Ile de France : 2 cantons
Ce sont les deux cantons seine et marnais de Lizy sur Ourcq et de Villiers Saint Georges.
Dans les deux cas, il s’agit de cantons où 2004 avait été marqué par une triangulaire avec présence du FN même si, cette année, la gauche a été éliminée sur Villiers Saint Georges et battue, alors que sortante, sur Lizy.
Un canton aquitain ( celui de Pauillac en Gironde ) et un canton alsacien ( celui de Niederbronn les Bains dans le Bas Rhin ) complètent la liste des 55 cantons où le FN dépasse les 12,5 % des inscrits.
Dans le cas du canton alsacien, le FN était qualifié en 2004, avec le même candidat d’ailleurs.
Dans celui de la Gironde, il a investi comme candidat son ancien député Jacques Colombier qui a réussi à supplanter l’UMP au second tour face au PS sortant.
QUELLES CONCLUSIONS TEMPORAIRES ?
13 des 22 Régions ont donc au moins un candidat FN nanti d’un score au moins égal à 12,5 % des inscrits aux cantonales 2011.
5 autres Régions ( Auvergne, Bretagne, Limousin pour 1 canton, Haute Normandie pour 4 et Midi Pyrénées pour 6 ) comptent au moins un qualifié FN doté d’au moins 10 % des inscrits.

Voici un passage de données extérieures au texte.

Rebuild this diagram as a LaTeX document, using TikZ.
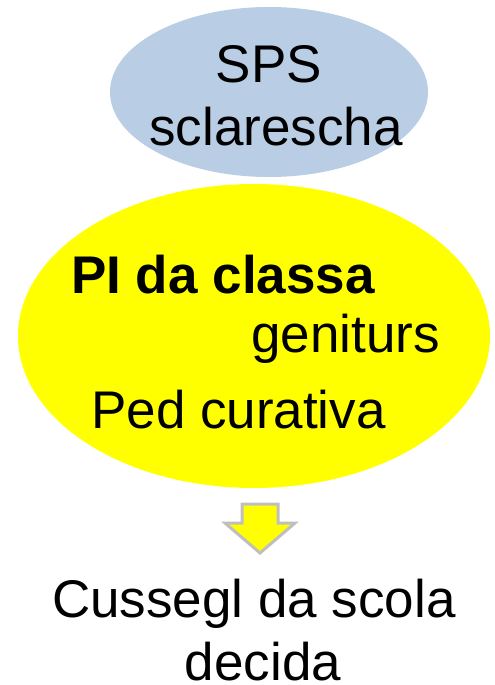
\documentclass[tikz,border=0pt]{standalone}
\usepackage{fontspec}
\setmainfont{Liberation Sans}
\usetikzlibrary{shapes.geometric}
\definecolor{spsblue}{HTML}{B9CDE5}
\definecolor{planyellow}{HTML}{FFFF00}
\definecolor{arrowgrey}{HTML}{BFBFBF}
\begin{document}
\begin{tikzpicture}[x=1pt,y=-1pt,
    words/.style={inner sep=0pt, font=\fontsize{53}{63}\selectfont},
    blob/.style={ellipse, inner sep=0pt}]
    \useasboundingbox (0,0) rectangle (495,685);
    \node [blob, fill=spsblue, minimum width=318pt, minimum height=170pt] (sps) at (269,92) {};
    \node [blob, fill=planyellow, minimum width=472pt, minimum height=304pt] (plan) at (254,336) {};
    \node [words, anchor=base] (spsA) at (269,82) {SPS};
    \node [words, anchor=base] (spsB) at (276,145) {sclarescha};
    \node [words, anchor=base west, font=\fontsize{53}{63}\selectfont\bfseries] (pi) at (71,293) {PI da classa};
    \node [words, anchor=base west] (gen) at (251,352) {geniturs};
    \node [words, anchor=base west] (ped) at (91,428) {Ped curativa};
    \coordinate (tip) at (260,553);
    \draw [arrowgrey, line width=3pt, fill=planyellow, line join=miter]
      (tip) -- ++(35,-30) -- ++(-17,0) -- ++(0,-19) -- ++(-36,0)
      -- ++(0,19) -- ++(-17,0) -- cycle;
    \node [words, anchor=base] (csA) at (254,617) {Cussegl da scola};
    \node [words, anchor=base] (csB) at (263,680) {decida};
\end{tikzpicture}
\end{document}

Enfin, quatre Régions ( Corse, Basse Normandie, Pays de Loire et Poitou Charentes ) n’ont soit pas de candidat FN au second tour, soit un ou des candidats qualifiés avec moins de 10 % des inscrits.
55 des 56 cantons les plus favorables au FN se situent à l’Est de la ligne Caen Perpignan que nous avons déjà dessinée.
173 des 185 cantons où le FN dépasse les 10 % des inscrits et se qualifie pour le second tour sont dans le même cas.
Mais, surtout, nous avons défini les zones de force du parti : le secteur de l’ex bassin minier du Nord Pas de Calais, l’Est du Bassin Parisien ( 5 des 6 cantons franciliens où le FN dépasse 10 % des inscrits sont en Seine et Marne ) et notamment le pays de Saint Dizier, l’Alsace Moselle ( 5 des 8 cantons lorrains où le FN dépasse 10 % des inscrits sont situés dans le 57 ), le pays de Montbéliard, la vallée du Rhône et, surtout, le littoral méditerranéen.
L’implantation du FN dans d’autres régions procède parfois le proximité avec Paris, comme dans l’Eure, le Loiret ou encore l’Oise.
Ainsi, le FN était présent au second tour dans les cantons mitoyens de Gaillon, Ecos, Etrépagny et les Andelys dans l’Eure – tous cantons qui procèdent pour certains aspects de la grande banlieue parisienne -. Ou encore dans les cantons de Creil Nogent, de Chantilly, de Senlis, de Chaumont en Vexin, tous cantons proches de l’Ile de France et dont les habitants vont souvent y travailler.
Mais ailleurs, de manière générale, la présence du FN s’avère parfois un peu fortuite, et doit beaucoup à ce qui semble bien l’élément clé du score atteint aux cantonales, c'est-à -dire une très forte mobilisation de cet électorat au regard de la mobilisation des autres électorats.
Le FN n’a pas retrouvé au premier tour toutes les voix du premier tour de 2004 mais il semble avoir moins subi que les autres les effets de la démobilisation électorale et il semble bien qu’il y ait quelque lien entre une participation réduite et par conséquent plutôt concentrée sur l’électorat le plus âgé et les performances globales du parti.
Qui a surtout été fort dans ses points forts.
Sur les 56 cantons où il dépasse les 12,5 %, il était déjà présent dans 46 cantons au second tour et doit plusieurs qualifications au fait que les sortants n’ont pas atteint les 25 % des inscrits.
Sur les 185 cantons où il dépasse 10 %, il était présent au second tour dans 156 d’entre eux, confirmant donc sa relative implantation dans tous ces secteurs.
Pour savoir s’il remplace ou non la droite parlementaire dans l’esprit de l’électorat, peut être que le simple fait de rappeler que le FN, sur ses 56 meilleurs cantons, s’opposait à la gauche dans 34 cas plus deux triangulaires suffit à montrer ce qui peut apparaître comme une évidence.
Quant aux 185 cantons, ils donnent 113 duels Gauche – FN, 7 triangulaires et 65 duels Droite – FN.